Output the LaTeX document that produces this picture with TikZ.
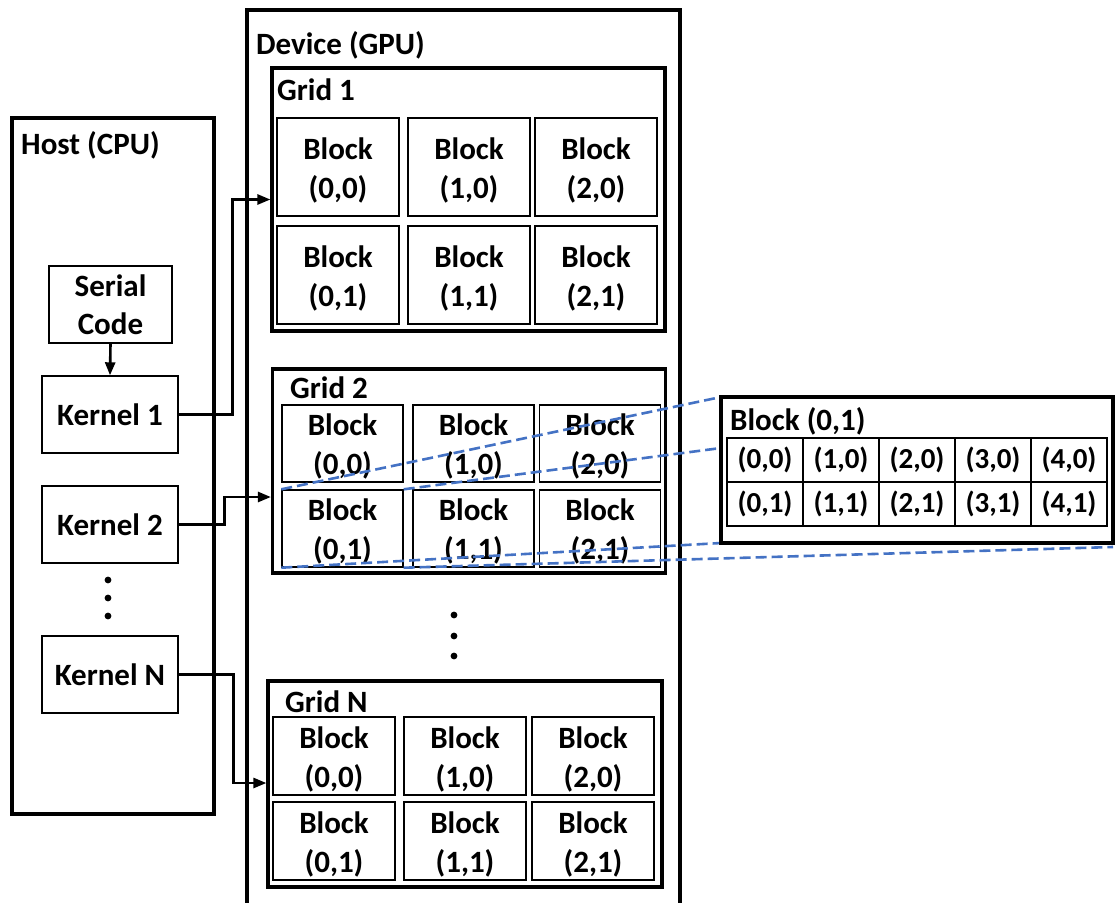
\documentclass[tikz,border=0pt]{standalone}
\usepackage{fontspec}
\setmainfont{Carlito}
\usetikzlibrary{arrows.meta,positioning}
\definecolor{zoomblue}{HTML}{4472C4}
\begin{document}
\begin{tikzpicture}[
        x=1pt, y=-1pt,
        every node/.style={font=\fontsize{31}{38}\selectfont\bfseries, align=center},
        outerbox/.style={draw, line width=4pt, rectangle, inner sep=0pt},
        gridbox/.style={draw, line width=3.2pt, rectangle, inner sep=0pt, minimum width=393pt},
        blockbox/.style={draw, line width=1.4pt, rectangle, inner sep=0pt, minimum width=122pt,
            font=\fontsize{31}{39}\selectfont\bfseries},
        codebox/.style={draw, line width=1.4pt, rectangle, inner sep=0pt, minimum height=77pt},
        cellbox/.style={draw, line width=1.4pt, rectangle, inner sep=0pt, minimum width=76pt, minimum height=44pt,
            font=\fontsize{29}{34}\selectfont\bfseries},
        title/.style={anchor=west, inner sep=0pt},
        link/.style={draw, line width=2.6pt, -{Triangle[length=13pt,width=10pt]}},
        zoomline/.style={draw=zoomblue, line width=2.6pt, dash pattern=on 11pt off 5pt},
    ]
    \useasboundingbox (0,0) rectangle (1115,902);
    \clip (0,0) rectangle (1115,902);

    % host side
    \node[outerbox, minimum width=202pt, minimum height=696pt] (host) at (113,466) {};
    \node[title] (hostlabel) at (21,145) {Host (CPU)};
    \node[codebox, minimum width=123pt] (serial) at (110.5,304.5) {Serial\\Code};
    \node[codebox, minimum width=136pt] (k1) at (110,414.5) {Kernel 1};
    \node[codebox, minimum width=136pt] (k2) at (110,524.5) {Kernel 2};
    \node[codebox, minimum width=136pt] (kN) at (110,674.5) {Kernel N};
    \foreach \y in {580,598,616}
        \fill (108,\y) circle (3.4pt);

    % device side
    \node[outerbox, minimum width=433pt, minimum height=900pt] (device) at (463.5,460) {};
    \node[title] (devicelabel) at (256,45) {Device (GPU)};

    \node[gridbox, minimum height=263pt] (g1) at (468.5,199.5) {};
    \node[title] (g1label) at (277,90) {Grid 1};
    \foreach \c/\x in {0/338,1/469,2/596}
        \foreach \r/\y in {0/167,1/275}
            \node[blockbox, minimum height=98pt] (g1-\c\r) at (\x,\y) {\rule{0pt}{28pt}Block\\(\c,\r)};

    \node[gridbox, minimum height=204pt] (g2) at (469,471) {};
    \node[title] (g2label) at (290,388) {Grid 2};
    \foreach \c/\x in {0/342.5,1/473.5,2/600}
        \foreach \r/\y in {0/443.5,1/528.5}
            \node[blockbox, minimum width=121pt, minimum height=77pt] (g2-\c\r) at (\x,\y) {\rule{0pt}{28pt}Block\\(\c,\r)};

    \foreach \y in {615,636,656}
        \fill (454,\y) circle (3.4pt);

    \node[gridbox, minimum width=394pt, minimum height=206pt] (gN) at (465,784) {};
    \node[title] (gNlabel) at (285,702) {Grid N};
    \foreach \c/\x in {0/334,1/465,2/593}
        \foreach \r/\y in {0/756,1/841}
            \node[blockbox, minimum height=78pt] (gN-\c\r) at (\x,\y) {\rule{0pt}{28pt}Block\\(\c,\r)};

    % kernel launches
    \draw[link] (serial.south) -- (k1.north);
    \draw[link] (k1.east) -- ++(54,0) |- (g1.west);
    \draw[link] (k2.east) -- ++(46,0) |- ([yshift=-26pt]g2.west);
    \draw[link] (kN.east) -- ++(55,0) |- ([yshift=1pt]gN.west);

    % zoom into one block
    \coordinate (zoomNE) at (1113,397);
    \coordinate (zoomSE) at (1113,547);
    \draw[zoomline] (g2-01.north west) -- (721,397);
    \draw[zoomline] (g2-01.north east) -- (zoomNE);
    \draw[zoomline] (g2-01.south west) -- (721,543);
    \draw[zoomline] (g2-01.south east) -- (zoomSE);

    \node[outerbox, fill=white, minimum width=392pt, minimum height=146pt] (detail) at (917,470) {};
    \node[title] (detaillabel) at (730,421) {Block (0,1)};
    \foreach \c in {0,...,4}
        \foreach \r in {0,1}
            \node[cellbox] (t-\c\r) at (765+76*\c,460+44*\r) {(\c,\r)};
\end{tikzpicture}
\end{document}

☆ ☆ ☆ ☆ ☆ ☆ ☆

> **TASK DESCRIPTION**: Copy out each line word for word, please, skipping the images.

> **ANSWER TO THE EXERCISE**:
Output the LaTeX document that produces this picture with TikZ.
\documentclass[tikz,border=0pt]{standalone}
\usepackage{fontspec}
\setmainfont{Carlito}
\usetikzlibrary{arrows.meta,positioning}
\definecolor{zoomblue}{HTML}{4472C4}
\begin{document}
\begin{tikzpicture}[
        x=1pt, y=-1pt,
        every node/.style={font=\fontsize{31}{38}\selectfont\bfseries, align=center},
        outerbox/.style={draw, line width=4pt, rectangle, inner sep=0pt},
        gridbox/.style={draw, line width=3.2pt, rectangle, inner sep=0pt, minimum width=393pt},
        blockbox/.style={draw, line width=1.4pt, rectangle, inner sep=0pt, minimum width=122pt,
            font=\fontsize{31}{39}\selectfont\bfseries},
        codebox/.style={draw, line width=1.4pt, rectangle, inner sep=0pt, minimum height=77pt},
        cellbox/.style={draw, line width=1.4pt, rectangle, inner sep=0pt, minimum width=76pt, minimum height=44pt,
            font=\fontsize{29}{34}\selectfont\bfseries},
        title/.style={anchor=west, inner sep=0pt},
        link/.style={draw, line width=2.6pt, -{Triangle[length=13pt,width=10pt]}},
        zoomline/.style={draw=zoomblue, line width=2.6pt, dash pattern=on 11pt off 5pt},
    ]
    \useasboundingbox (0,0) rectangle (1115,902);
    \clip (0,0) rectangle (1115,902);

    % host side
    \node[outerbox, minimum width=202pt, minimum height=696pt] (host) at (113,466) {};
    \node[title] (hostlabel) at (21,145) {Host (CPU)};
    \node[codebox, minimum width=123pt] (serial) at (110.5,304.5) {Serial\\Code};
    \node[codebox, minimum width=136pt] (k1) at (110,414.5) {Kernel 1};
    \node[codebox, minimum width=136pt] (k2) at (110,524.5) {Kernel 2};
    \node[codebox, minimum width=136pt] (kN) at (110,674.5) {Kernel N};
    \foreach \y in {580,598,616}
        \fill (108,\y) circle (3.4pt);

    % device side
    \node[outerbox, minimum width=433pt, minimum height=900pt] (device) at (463.5,460) {};
    \node[title] (devicelabel) at (256,45) {Device (GPU)};

    \node[gridbox, minimum height=263pt] (g1) at (468.5,199.5) {};
    \node[title] (g1label) at (277,90) {Grid 1};
    \foreach \c/\x in {0/338,1/469,2/596}
        \foreach \r/\y in {0/167,1/275}
            \node[blockbox, minimum height=98pt] (g1-\c\r) at (\x,\y) {\rule{0pt}{28pt}Block\\(\c,\r)};

    \node[gridbox, minimum height=204pt] (g2) at (469,471) {};
    \node[title] (g2label) at (290,388) {Grid 2};
    \foreach \c/\x in {0/342.5,1/473.5,2/600}
        \foreach \r/\y in {0/443.5,1/528.5}
            \node[blockbox, minimum width=121pt, minimum height=77pt] (g2-\c\r) at (\x,\y) {\rule{0pt}{28pt}Block\\(\c,\r)};

    \foreach \y in {615,636,656}
        \fill (454,\y) circle (3.4pt);

    \node[gridbox, minimum width=394pt, minimum height=206pt] (gN) at (465,784) {};
    \node[title] (gNlabel) at (285,702) {Grid N};
    \foreach \c/\x in {0/334,1/465,2/593}
        \foreach \r/\y in {0/756,1/841}
            \node[blockbox, minimum height=78pt] (gN-\c\r) at (\x,\y) {\rule{0pt}{28pt}Block\\(\c,\r)};

    % kernel launches
    \draw[link] (serial.south) -- (k1.north);
    \draw[link] (k1.east) -- ++(54,0) |- (g1.west);
    \draw[link] (k2.east) -- ++(46,0) |- ([yshift=-26pt]g2.west);
    \draw[link] (kN.east) -- ++(55,0) |- ([yshift=1pt]gN.west);

    % zoom into one block
    \coordinate (zoomNE) at (1113,397);
    \coordinate (zoomSE) at (1113,547);
    \draw[zoomline] (g2-01.north west) -- (721,397);
    \draw[zoomline] (g2-01.north east) -- (zoomNE);
    \draw[zoomline] (g2-01.south west) -- (721,543);
    \draw[zoomline] (g2-01.south east) -- (zoomSE);

    \node[outerbox, fill=white, minimum width=392pt, minimum height=146pt] (detail) at (917,470) {};
    \node[title] (detaillabel) at (730,421) {Block (0,1)};
    \foreach \c in {0,...,4}
        \foreach \r in {0,1}
            \node[cellbox] (t-\c\r) at (765+76*\c,460+44*\r) {(\c,\r)};
\end{tikzpicture}
\end{document}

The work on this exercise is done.